As the novel trudges forward like a stubborn tugboat, A Brief History of Seven Killings makes a brutal point clear: every "empowering" feeling that’s ever been marketed to us under capitalism was never supposed to change a damn thing. Because real change would mean you stop buying, and the system can’t have that. James pulls at this thread relentlessly. Whether it’s political ideology packaged as salvation or cocaine packaged as escape, it’s all commerce, it’s all traffic.
Jamaica becomes the stage, but the play is universal: lives chewed up and traded as collateral in the name of profit.
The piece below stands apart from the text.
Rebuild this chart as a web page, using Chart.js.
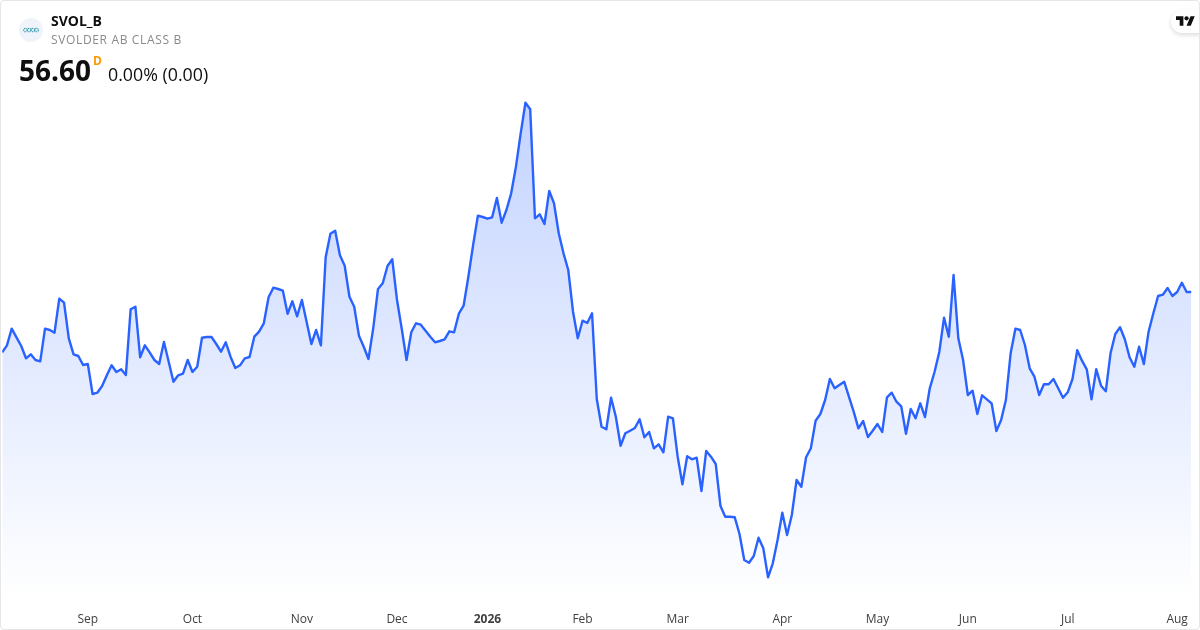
<!DOCTYPE html>
<html>
<head>
<meta charset="utf-8">
<script src="https://cdn.jsdelivr.net/npm/chart.js@4"></script>
<style>
  html, body { margin: 0; padding: 0; background: #fff; }
  #card { position: relative; width: 1200px; height: 630px; box-sizing: border-box; overflow: hidden;
    font-family: "Open Sans", sans-serif; color: #0f0f0f; }
  #card::after { content: ""; position: absolute; inset: 0; border: 1px solid #e6e6e6; border-radius: 4px; pointer-events: none; }
  canvas { position: absolute; left: 0; top: 0; }
  .txt { position: absolute; white-space: nowrap; line-height: 1; }
  #logo { position: absolute; left: 19px; top: 18px; }
  #tv { position: absolute; left: 1171px; top: 10px; width: 40px; height: 23px; border-radius: 12px; background: #fff;
    box-shadow: 0 2px 5px rgba(0,0,0,0.14); }
  #tv svg { position: absolute; left: 5px; top: 4px; }
</style>
</head>
<body>
<div id="card">
  <canvas id="chart" width="1200" height="630"></canvas>
  <svg id="logo" width="24" height="24" viewBox="0 0 24 24">
    <circle cx="12" cy="12" r="12" fill="#f0f3fa"/>
    <g fill="none" stroke="#2a9aa8" stroke-width="1.1" stroke-dasharray="1.4 0.7">
      <circle cx="6.5" cy="12" r="1.8"/><circle cx="10.2" cy="12" r="1.8"/><circle cx="13.9" cy="12" r="1.8"/><circle cx="17.6" cy="12" r="1.8"/>
    </g>
  </svg>
  <div class="txt" style="left:51px;top:14px;font-size:14px;font-weight:700">SVOL_B</div>
  <div class="txt" style="left:51px;top:34px;font-size:12px;color:#8a8a8a;letter-spacing:0.65px">SVOLDER AB CLASS B</div>
  <div class="txt" style="left:19px;top:56px;font-size:28px;font-weight:700">56.60</div>
  <div class="txt" style="left:93px;top:55px;font-size:12px;font-weight:700;color:#ff9800">D</div>
  <div class="txt" style="left:108px;top:66px;font-size:17.8px">0.00% (0.00)</div>
  <div id="tv">
    <svg width="19" height="15" viewBox="0 0 36 28"><path fill="#0f0f0f" d="M14 22H7V11H0V4h14v18zM28 22h-8l7.5-18h8L28 22z"/><circle fill="#0f0f0f" cx="20" cy="8" r="4"/></svg>
  </div>
</div>
<script>
// daily closes
const prices = [
  50.57, 51.27, 52.93, 52.07, 51.2, 49.97, 50.37, 49.8, 49.67, 52.93,
  52.8, 52.53, 55.93, 55.53, 51.97, 50.37, 50.2, 49.3, 49.4, 46.4,
  46.53, 47.2, 48.27, 49.27, 48.6, 48.87, 48.3, 54.87, 55.13, 50.07,
  51.27, 50.57, 49.8, 49.4, 51.6, 49.63, 47.63, 48.27, 48.43, 49.8,
  48.6, 49.13, 52.03, 52.1, 52.1, 51.4, 50.63, 51.57, 50.13, 49.0,
  49.27, 49.97, 50.1, 52.13, 52.63, 53.47, 56.07, 57.03, 56.9, 56.73,
  54.43, 55.67, 54.17, 55.8, 53.6, 51.4, 52.8, 51.27, 60.07, 62.43,
  62.73, 60.27, 59.23, 56.13, 55.13, 52.23, 51.13, 49.9, 52.97, 56.9,
  57.47, 59.2, 59.87, 55.8, 52.9, 49.8, 52.57, 53.47, 53.33, 52.73,
  52.13, 51.57, 51.7, 51.87, 52.67, 52.57, 54.43, 55.23, 58.13, 61.3,
  64.23, 64.1, 63.93, 64.07, 66.0, 63.53, 64.8, 66.47, 69.13, 72.47,
  75.53, 74.87, 63.97, 64.37, 63.4, 66.7, 65.47, 62.47, 60.47, 58.8,
  54.63, 51.97, 53.73, 53.5, 54.47, 45.87, 43.13, 42.87, 46.03, 44.13,
  41.23, 42.47, 42.73, 43.0, 43.87, 42.07, 42.6, 40.97, 41.37, 40.57,
  44.13, 43.97, 40.13, 37.37, 40.17, 39.87, 40.03, 36.7, 40.7, 40.13,
  39.4, 35.2, 34.13, 34.13, 34.07, 32.4, 29.8, 29.53, 30.2, 32.03,
  30.97, 28.07, 29.47, 31.8, 34.53, 32.3, 34.3, 37.8, 37.13, 40.07,
  40.97, 43.73, 44.4, 45.8, 47.9, 46.97, 47.3, 47.63, 46.13, 44.63,
  42.97, 43.7, 42.1, 42.73, 43.4, 42.6, 46.07, 46.53, 45.63, 45.17,
  42.43, 44.9, 43.97, 45.47, 44.1, 46.97, 48.6, 50.6, 54.03, 52.13,
  58.3, 51.97, 49.8, 46.3, 46.73, 44.4, 46.27, 45.87, 45.47, 42.7,
  43.8, 45.8, 50.47, 52.93, 52.8, 51.3, 48.97, 48.13, 46.3, 47.37,
  47.37, 47.9, 46.97, 46.03, 46.57, 47.9, 50.77, 49.73, 48.87, 45.87,
  48.87, 47.23, 46.67, 50.47, 52.4, 53.07, 51.87, 50.07, 49.13, 51.13,
  49.4, 52.63, 54.47, 56.2, 56.33, 57.0, 56.2, 56.6, 57.53, 56.6, 56.6
];
const tickIndex = [18, 40, 63, 83, 102, 122, 142, 164, 184, 203, 224, 247];
const tickLabels = ['Sep', 'Oct', 'Nov', 'Dec', '2026', 'Feb', 'Mar', 'Apr', 'May', 'Jun', 'Jul', 'Aug'];

new Chart(document.getElementById('chart'), {
  type: 'line',
  data: {
    datasets: [{
      data: prices.map((p, i) => ({ x: i, y: p })),
      borderColor: '#2962ff',
      borderWidth: 2.4,
      borderJoinStyle: 'round',
      pointRadius: 0,
      tension: 0,
      fill: 'start',
      backgroundColor: (ctx) => {
        const { chart } = ctx;
        if (!chart.chartArea) return 'transparent';
        const top = chart.scales.y.getPixelForValue(Math.max(...prices));
        const g = chart.ctx.createLinearGradient(0, top, 0, chart.chartArea.bottom);
        g.addColorStop(0, 'rgba(41,98,255,0.28)');
        g.addColorStop(1, 'rgba(41,98,255,0)');
        return g;
      }
    }]
  },
  options: {
    responsive: false,
    animation: false,
    layout: { padding: { left: 2.2, right: 8.6, top: 0, bottom: 0 } },
    plugins: { legend: { display: false }, tooltip: { enabled: false } },
    scales: {
      x: {
        type: 'linear',
        min: 0,
        max: prices.length - 1,
        grid: { display: false },
        border: { display: false },
        afterBuildTicks: (scale) => { scale.ticks = tickIndex.map(v => ({ value: v })); },
        afterFit: (scale) => { scale.height = 30; },
        ticks: {
          autoSkip: false,
          maxRotation: 0,
          padding: 4,
          color: '#3f3f3f',
          font: (ctx) => ({
            family: '"Open Sans", sans-serif',
            size: 12,
            weight: ctx.tick && ctx.tick.value === 102 ? '700' : '400'
          }),
          callback: (v) => tickLabels[tickIndex.indexOf(v)]
        }
      },
      y: { display: false, min: 25.8, max: 85.8 }
    }
  }
});
</script>
</body>
</html>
The result is a portrait that’s as glum as it is heartbroken. A coup against hope, carried out not with bullets alone but with the quiet grind of transactional cynicism. Taylor Swift might marry Travis Kelce and unite America behind her, it might just get her in the crosshairs. I don’t wish it on her, but if Marlon James made one thing clear with his novel is that there's not changing the self-destructive mechanisms of modernity.
Playing the Long Game
On a technical level, A Brief History of Seven Killings feels like Don Winslow’s cartel epics collided with William Faulkner, then dressed itself up in a tweed jacket and horn-rimmed glasses to remind you it’s also literary. It’s a lot. James juggles so many perspectives that, at times, the voices start bleeding together, especially the parade of Jamaican gangbangers who sometimes felt nterchangeable, like different actors reading from the same script.
It doesn’t sink the novel, but it nags at you. The way cold fries nag at you from the plate after you’re already full: you don’t want them, you don’t need them, but there they are, daring you to admit you’re tired of the taste.
But here’s the thing: James delivers. He builds this hulking geopolitical monolith that feels overbearing and unknowable for the first two-thirds, like you’re circling some giant machine with no idea of what it does. And then, almost casually, he starts connecting the wires. Those early chapters you thought were esoteric, maybe even skimmable? Suddenly they snap into focus. It’s not that you missed something; it’s that James was holding out on you.
The reveals land like a prank from a friend who’s been running a long con: cathartic, frustrating, and kind of hilarious once you realize you were set up. By the end, even the tiniest moments feel heavier, adding up to something larger, stranger, and more alive than you expected. And against all odds, it’s fun.
*
I had a good time with A Brief History of Seven Killings, and like most long novels I’ve enjoyed, I have absolutely no desire to ever read it again. Some experiences are meant to happen once, then calcify into memory where they’ll probably grow shinier, sharper, and more flattering than the reality ever was.
That feels fitting, because James isn’t just telling the story of a real crime; he’s tracing the way crimes mutate into folklore, into myth, into urban legends that take on lives of their own. The novel lives in that liminal space between fact and the stories we tell ourselves. And if it lingers in your head louder than it felt on the page, that’s not a flaw. That’s the point.